Menurut Menhut, perlu ada refleksi personal dan pembenahan institusional untuk mencegah kerusakan hutan dan praktik koruptif di sektor kehutanan. Ia mengakui bahwa kerusakan hutan yang terjadi saat ini  terutama di Aceh, Sumatera Utara dan Barat menyebabkan banjir bandang dan longsor pada akhir November lalu merupakan hasil dari akumulasi panjang kelalaian lintas periode pemerintahan.

“Terus terang apa yang terjadi hari ini adalah akumulasi dari perjalanan panjang, tentu tidak terjadi dalam satu hari saja, satu minggu saja, satu bulan saja, satu tahun saja, satu dekade saja, satu periode pemerintahan saja.

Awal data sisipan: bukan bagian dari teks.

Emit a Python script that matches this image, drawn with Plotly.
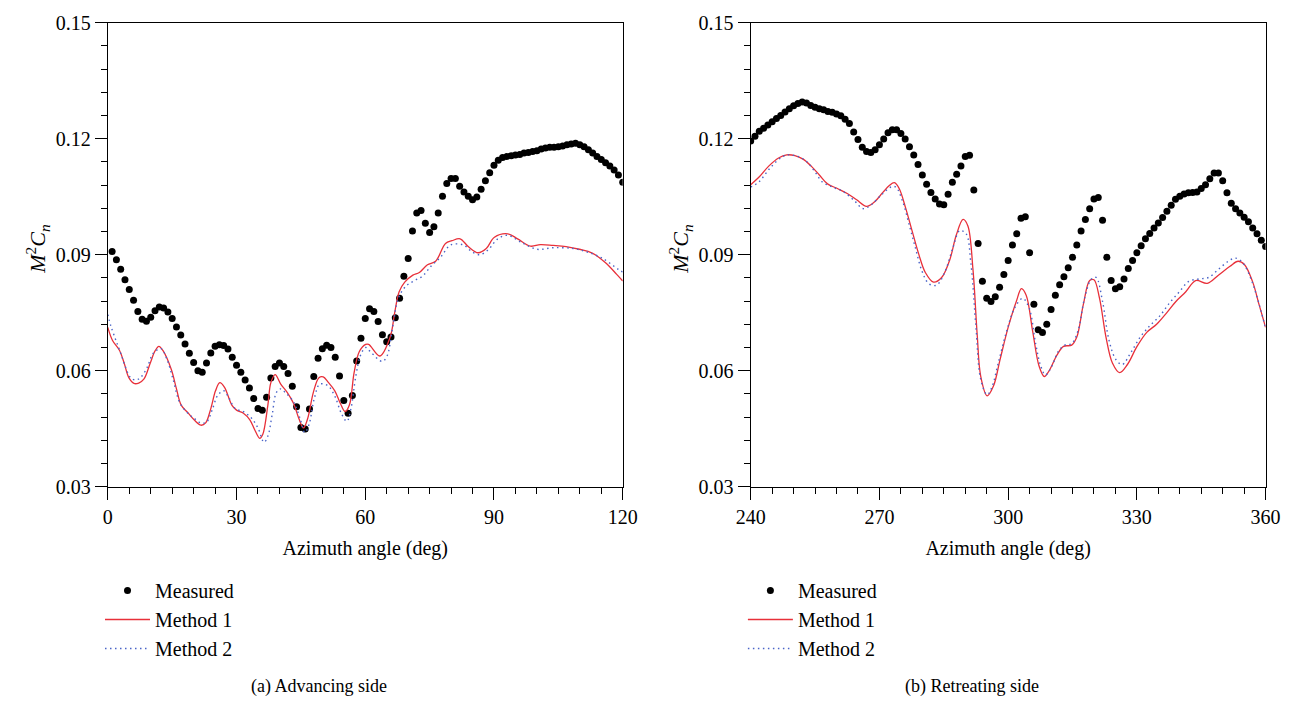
import plotly.graph_objects as go

W, H = 1306, 706

# ---------------- Left panel: advancing side ----------------
adv_meas_deg = list(range(1, 121))
adv_meas_val = [0.0908, 0.0887, 0.0862, 0.0835, 0.0810, 0.0782, 0.0753, 0.0733, 0.0728, 0.0738,
                0.0755, 0.0765, 0.0762, 0.0752, 0.0735, 0.0713, 0.0692, 0.0669, 0.0645, 0.0621,
                0.0600, 0.0596, 0.0620, 0.0646, 0.0663, 0.0667, 0.0665, 0.0656, 0.0635, 0.0614,
                0.0596, 0.0576, 0.0555, 0.0528, 0.0502, 0.0498, 0.0531, 0.0581, 0.0611, 0.0620,
                0.0611, 0.0593, 0.0560, 0.0507, 0.0453, 0.0449, 0.0501, 0.0585, 0.0632, 0.0657,
                0.0666, 0.0660, 0.0635, 0.0586, 0.0523, 0.0490, 0.0536, 0.0625, 0.0684, 0.0735,
                0.0760, 0.0753, 0.0727, 0.0693, 0.0675, 0.0687, 0.0737, 0.0787, 0.0844, 0.0890,
                0.0961, 0.1008, 0.1014, 0.0981, 0.0957, 0.0972, 0.1008, 0.1051, 0.1084, 0.1097,
                0.1097, 0.1077, 0.1062, 0.1051, 0.1042, 0.1049, 0.1069, 0.1091, 0.1112, 0.1131,
                0.1144, 0.1151, 0.1154, 0.1156, 0.1158, 0.1159, 0.1163, 0.1164, 0.1167, 0.1169,
                0.1173, 0.1176, 0.1178, 0.1178, 0.1179, 0.1181, 0.1184, 0.1186, 0.1188, 0.1184,
                0.1179, 0.1171, 0.1163, 0.1154, 0.1146, 0.1138, 0.1129, 0.1119, 0.1106, 0.1087]

adv_m1_deg = [0, 1.1, 2.7, 3.8, 4.9, 6.1, 7.2, 8.4, 9.9, 11.0, 11.9, 12.9, 14.8, 16.0, 17.1, 18.6,
              20.1, 21.7, 22.8, 24.0, 25.1, 26.1, 27.2, 28.9, 30.0, 31.6, 33.1, 34.2, 35.4, 36.1,
              37.3, 38.0, 39.0, 40.3, 41.8, 43.3, 44.5, 45.6, 46.6, 47.9, 49.2, 50.2, 51.3, 52.9,
              54.2, 55.3, 56.3, 57.4, 58.6, 60.1, 60.8, 63.4, 65.8, 66.9, 67.9, 69.2, 71.1, 72.6,
              74.5, 76.4, 78.7, 80.2, 82.1, 84.0, 86.3, 88.2, 90.1, 93.2, 95.5, 98.5, 100.8, 103.8,
              106.8, 109.9, 112.9, 116.0, 118.6, 120.0]
adv_m1_val = [0.0712, 0.0678, 0.0653, 0.0620, 0.0582, 0.0567, 0.0568, 0.0578, 0.0620, 0.0651,
              0.0663, 0.0651, 0.0603, 0.0553, 0.0511, 0.0492, 0.0473, 0.0459, 0.0465, 0.0502,
              0.0548, 0.0569, 0.0557, 0.0511, 0.0498, 0.0490, 0.0473, 0.0448, 0.0425, 0.0435,
              0.0511, 0.0569, 0.0590, 0.0565, 0.0544, 0.0515, 0.0477, 0.0452, 0.0477, 0.0544,
              0.0582, 0.0584, 0.0571, 0.0548, 0.0515, 0.0494, 0.0511, 0.0595, 0.0649, 0.0668,
              0.0668, 0.0638, 0.0687, 0.0753, 0.0804, 0.0829, 0.0847, 0.0854, 0.0874, 0.0883,
              0.0929, 0.0936, 0.0941, 0.0921, 0.0905, 0.0916, 0.0945, 0.0954, 0.0941, 0.0922,
              0.0926, 0.0924, 0.0921, 0.0914, 0.0904, 0.0879, 0.0849, 0.0832]

adv_m2_deg = [0, 0.7, 1.9, 3.0, 4.2, 5.3, 6.5, 7.6, 9.1, 10.6, 12.4, 13.7, 15.2, 16.7, 18.3, 20.1,
              21.7, 23.0, 24.3, 25.6, 27.0, 28.1, 29.7, 31.6, 33.5, 35.0, 36.4, 37.3, 38.3, 39.3,
              40.3, 41.4, 43.3, 44.9, 45.9, 46.9, 48.1, 49.4, 51.3, 53.0, 54.4, 55.7, 56.6, 57.8,
              58.9, 60.1, 61.2, 63.9, 65.0, 66.5, 67.7, 69.6, 71.5, 73.4, 75.3, 77.6, 79.9, 82.9,
              84.8, 86.7, 88.6, 90.9, 93.2, 96.2, 100.0, 103.8, 108.4, 111.4, 115.2, 119.0, 120.0]
adv_m2_val = [0.0745, 0.0716, 0.0678, 0.0645, 0.0607, 0.0582, 0.0576, 0.0582, 0.0607, 0.0645,
              0.0657, 0.0632, 0.0578, 0.0519, 0.0494, 0.0477, 0.0465, 0.0467, 0.0498, 0.0536,
              0.0548, 0.0532, 0.0502, 0.0494, 0.0477, 0.0452, 0.0415, 0.0431, 0.0486, 0.0544,
              0.0553, 0.0543, 0.0519, 0.0473, 0.0440, 0.0461, 0.0527, 0.0565, 0.0561, 0.0532,
              0.0490, 0.0469, 0.0498, 0.0586, 0.0640, 0.0660, 0.0649, 0.0624, 0.0636, 0.0720,
              0.0787, 0.0820, 0.0833, 0.0845, 0.0870, 0.0894, 0.0925, 0.0925, 0.0908, 0.0900,
              0.0912, 0.0941, 0.0950, 0.0933, 0.0914, 0.0918, 0.0916, 0.0908, 0.0891, 0.0862,
              0.0855]

# ---------------- Right panel: retreating side ----------------
ret_meas_deg = list(range(240, 361))
ret_meas_val = [0.1194, 0.1206, 0.1219, 0.1227, 0.1235, 0.1244, 0.1252, 0.1260, 0.1269, 0.1277,
                0.1285, 0.1291, 0.1295, 0.1292, 0.1286, 0.1281, 0.1277, 0.1275, 0.1270, 0.1268,
                0.1264, 0.1259, 0.1250, 0.1239, 0.1217, 0.1198, 0.1178, 0.1167, 0.1164, 0.1171,
                0.1184, 0.1199, 0.1215, 0.1223, 0.1223, 0.1213, 0.1199, 0.1179, 0.1158, 0.1133,
                0.1106, 0.1082, 0.1061, 0.1044, 0.1031, 0.1029, 0.1056, 0.1087, 0.1108, 0.1129,
                0.1154, 0.1157, 0.1067, 0.0929, 0.0831, 0.0787, 0.0779, 0.0791, 0.0816, 0.0849,
                0.0885, 0.0925, 0.0954, 0.0994, 0.0998, 0.0905, 0.0772, 0.0706, 0.0699, 0.0720,
                0.0758, 0.0795, 0.0822, 0.0843, 0.0866, 0.0893, 0.0925, 0.0961, 0.0991, 0.1019,
                0.1044, 0.1048, 0.0989, 0.0893, 0.0833, 0.0812, 0.0817, 0.0837, 0.0864, 0.0885,
                0.0905, 0.0923, 0.0941, 0.0955, 0.0969, 0.0982, 0.0996, 0.1012, 0.1028, 0.1043,
                0.1051, 0.1057, 0.1060, 0.1061, 0.1062, 0.1071, 0.1081, 0.1096, 0.1111, 0.1111,
                0.1091, 0.1060, 0.1033, 0.1019, 0.1008, 0.0997, 0.0985, 0.0969, 0.0954, 0.0937,
                0.0921]

ret_m1_deg = [240.0, 241.9, 244.2, 246.5, 248.4, 250.3, 252.2, 254.1, 256.0, 257.9, 260.2, 262.5,
              264.7, 267.0, 268.9, 270.8, 272.3, 273.5, 274.6, 276.1, 277.6, 279.2, 280.7, 282.6,
              284.5, 286.4, 287.9, 289.5, 290.6, 291.8, 292.8, 293.6, 295.1, 296.6, 298.1, 300.0,
              301.9, 303.1, 304.2, 305.7, 307.2, 308.4, 309.5, 311.4, 312.9, 314.8, 316.0, 317.5,
              319.0, 320.0, 321.3, 322.8, 324.3, 326.0, 327.8, 330.0, 332.3, 334.6, 336.9, 339.1,
              341.4, 343.7, 346.4, 349.0, 351.7, 353.6, 355.1, 357.0, 358.5, 360.0]
ret_m1_val = [0.1081, 0.1100, 0.1129, 0.1150, 0.1158, 0.1156, 0.1147, 0.1129, 0.1106, 0.1083,
              0.1071, 0.1058, 0.1042, 0.1025, 0.1037, 0.1061, 0.1079, 0.1086, 0.1071, 0.1021,
              0.0962, 0.0900, 0.0854, 0.0829, 0.0841, 0.0887, 0.0950, 0.0991, 0.0975, 0.0862,
              0.0691, 0.0586, 0.0535, 0.0561, 0.0628, 0.0712, 0.0779, 0.0812, 0.0795, 0.0703,
              0.0612, 0.0585, 0.0599, 0.0641, 0.0663, 0.0666, 0.0687, 0.0770, 0.0833, 0.0835,
              0.0787, 0.0687, 0.0620, 0.0595, 0.0616, 0.0662, 0.0699, 0.0720, 0.0749, 0.0779,
              0.0804, 0.0833, 0.0826, 0.0847, 0.0870, 0.0883, 0.0874, 0.0829, 0.0770, 0.0712]

ret_m2_deg = [240.0, 241.9, 244.6, 247.2, 248.7, 251.0, 252.9, 254.8, 256.7, 259.0, 261.6, 264.3,
              266.2, 268.1, 270.4, 272.7, 273.8, 275.4, 276.9, 278.4, 279.9, 281.5, 283.3, 285.2,
              287.1, 288.7, 290.2, 291.3, 292.5, 293.6, 295.1, 296.2, 297.7, 299.6, 301.5, 303.4,
              304.9, 306.4, 307.6, 308.7, 310.2, 311.7, 313.2, 314.8, 316.3, 317.8, 319.4, 320.5,
              322.0, 323.5, 325.1, 326.6, 328.5, 330.8, 333.0, 335.3, 337.6, 339.9, 342.1, 344.4,
              346.7, 349.0, 351.3, 353.0, 354.7, 356.6, 358.1, 360.0]
ret_m2_val = [0.1075, 0.1088, 0.1125, 0.1152, 0.1158, 0.1154, 0.1142, 0.1117, 0.1088, 0.1075,
              0.1063, 0.1038, 0.1019, 0.1029, 0.1054, 0.1075, 0.1075, 0.1038, 0.0979, 0.0917,
              0.0858, 0.0825, 0.0821, 0.0854, 0.0917, 0.0962, 0.0954, 0.0879, 0.0712, 0.0578,
              0.0538, 0.0557, 0.0620, 0.0700, 0.0762, 0.0787, 0.0762, 0.0670, 0.0612, 0.0589,
              0.0612, 0.0650, 0.0666, 0.0670, 0.0704, 0.0787, 0.0837, 0.0841, 0.0779, 0.0679,
              0.0629, 0.0616, 0.0645, 0.0687, 0.0716, 0.0741, 0.0775, 0.0804, 0.0831, 0.0837,
              0.0841, 0.0862, 0.0883, 0.0891, 0.0879, 0.0837, 0.0787, 0.0710]

y_ticks = [0.03, 0.06, 0.09, 0.12, 0.15]
captions = ["(a) Advancing side", "(b) Retreating side"]
series_names = ["Measured", "Method 1", "Method 2"]

FONT = "Liberation Serif"
RED = "#e8303a"
BLUE = "#4a64c8"

# pixel geometry
L1, R1 = 95, 622
L2, R2 = 753, 1280
TOP, BOT = 12, 491


def px(x):
    return x / W


def py(y):
    return 1 - y / H


fig = go.Figure()

panels = [
    (adv_meas_deg, adv_meas_val, adv_m1_deg, adv_m1_val, adv_m2_deg, adv_m2_val, "x", "y", "legend"),
    (ret_meas_deg, ret_meas_val, ret_m1_deg, ret_m1_val, ret_m2_deg, ret_m2_val, "x2", "y2", "legend2"),
]
for md, mv, d1, v1, d2, v2, xa, ya, lg in panels:
    fig.add_trace(go.Scatter(x=md, y=mv, mode="markers", name=series_names[0],
                             marker=dict(color="black", size=7), xaxis=xa, yaxis=ya, legend=lg))
    fig.add_trace(go.Scatter(x=d1, y=v1, mode="lines", name=series_names[1], line_shape="spline",
                             line=dict(color=RED, width=1.3), xaxis=xa, yaxis=ya, legend=lg))
    fig.add_trace(go.Scatter(x=d2, y=v2, mode="lines", name=series_names[2], line_shape="spline",
                             line=dict(color=BLUE, width=1.4, dash="1.5px,3.5px"),
                             xaxis=xa, yaxis=ya, legend=lg))

axis_common = dict(showline=True, linecolor="black", linewidth=1.2, mirror=True,
                   ticks="outside", ticklen=12, tickwidth=1, tickcolor="black",
                   showgrid=False, zeroline=False,
                   tickfont=dict(family=FONT, size=20, color="black"))

xminor = dict(ticks="outside", ticklen=6, tickwidth=1, tickcolor="black", dtick=5, showgrid=False)
yminor = dict(ticks="outside", ticklen=6, tickwidth=1, tickcolor="black", dtick=0.006, showgrid=False)

xtitle = dict(text="Azimuth angle (deg)", font=dict(family=FONT, size=20, color="black"), standoff=14)

legend_common = dict(xanchor="left", yanchor="top",
                     font=dict(family=FONT, size=20, color="black"), bgcolor="rgba(0,0,0,0)",
                     tracegroupgap=0, itemwidth=45)

fig.update_layout(
    width=W, height=H, margin=dict(l=0, r=0, t=0, b=0),
    paper_bgcolor="white", plot_bgcolor="white",
    xaxis=dict(domain=[px(L1), px(R1)], range=[0, 120], tick0=0, dtick=30, minor=xminor,
               anchor="y", title=xtitle, **axis_common),
    yaxis=dict(domain=[py(BOT), py(TOP)], range=[0.03, 0.15], tickvals=y_ticks, tickformat=".2f",
               minor=yminor, anchor="x", **axis_common),
    xaxis2=dict(domain=[px(L2), px(R2)], range=[240, 360], tick0=240, dtick=30, minor=xminor,
                anchor="y2", title=xtitle, **axis_common),
    yaxis2=dict(domain=[py(BOT), py(TOP)], range=[0.03, 0.15], tickvals=y_ticks, tickformat=".2f",
                minor=yminor, anchor="x2", **axis_common),
    legend=dict(x=px(L1 - 8), y=py(578), **legend_common),
    legend2=dict(x=px(L2 - 8), y=py(578), **legend_common),
    showlegend=True,
)

ylab = "<i>M</i><sup>2</sup><i>C</i><sub><i>n</i></sub>"
for xpos in (L1 - 72, L2 - 72):
    fig.add_annotation(x=px(xpos), y=py(245), xref="paper", yref="paper", text=ylab,
                       textangle=-90, showarrow=False, xanchor="center", yanchor="middle",
                       font=dict(family=FONT, size=22, color="black"))

for cap, cx in zip(captions, (311, 980)):
    fig.add_annotation(x=px(cx), y=py(697), xref="paper", yref="paper", text=cap,
                       showarrow=False, xanchor="center", yanchor="middle",
                       font=dict(family=FONT, size=18, color="black"))

fig.write_html("out.html")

Bahwa ini adalah akumulasi dari mungkin kesalahan-kesalahan kecil, keteledoran-keteledoran kecil, ketidaksadaran namun berakumulasi, memuncak menjadi persoalan-persoalan seperti (hari) ini,” katanya Rabu (10/12/2025).

Ia menekankan pencegahan korupsi tidak cukup berbasis moral individu. Refleksi personal, menurutnya, harus dilakukan setiap pejabat sebelum memutuskan kebijakan, menandatangani nota dinas, maupun mengeluarkan paraf yang berdampak pada pengelolaan kawasan hutan.

“Kita perlu bertanya, apakah tindakan itu berkontribusi pada kerusakan hutan? Kalau iya, itu bagian dari tindakan koruptif,” ujarnya.

Namun ia menegaskan refleksi pribadi saja tidak cukup. Raja menyoroti struktur kerja sektor kehutanan yang dinilainya tidak memadai untuk mengawasi luasnya kawasan hutan nasional. Ia mencontohkan Aceh yang memiliki 3,5 juta hektare kawasan hutan, tetapi hanya dijaga 64 polisi hutan. 

"Apa yang bisa diharapkan? Kita makin zalim kepada polisi hutan-polisi hutan kita. Dituntut bekerja keras, tetapi perangkat tidak disediakan,” katanya.

Keterbatasan anggaran, menurut Raja, juga menjadi hambatan utama. Raja menceritakan temuannya di Bengkulu ketika anggaran pengawasan hutan hanya Rp50 juta setahun.

Kondisi tersebut, katanya, membuat aparat lapangan bekerja dengan tuntutan besar tanpa dukungan operasional memadai. Akibatnya, pelanggaran hutan kerap terjadi bukan karena kesengajaan, melainkan karena tugasnya memang tidak mungkin dikerjakan.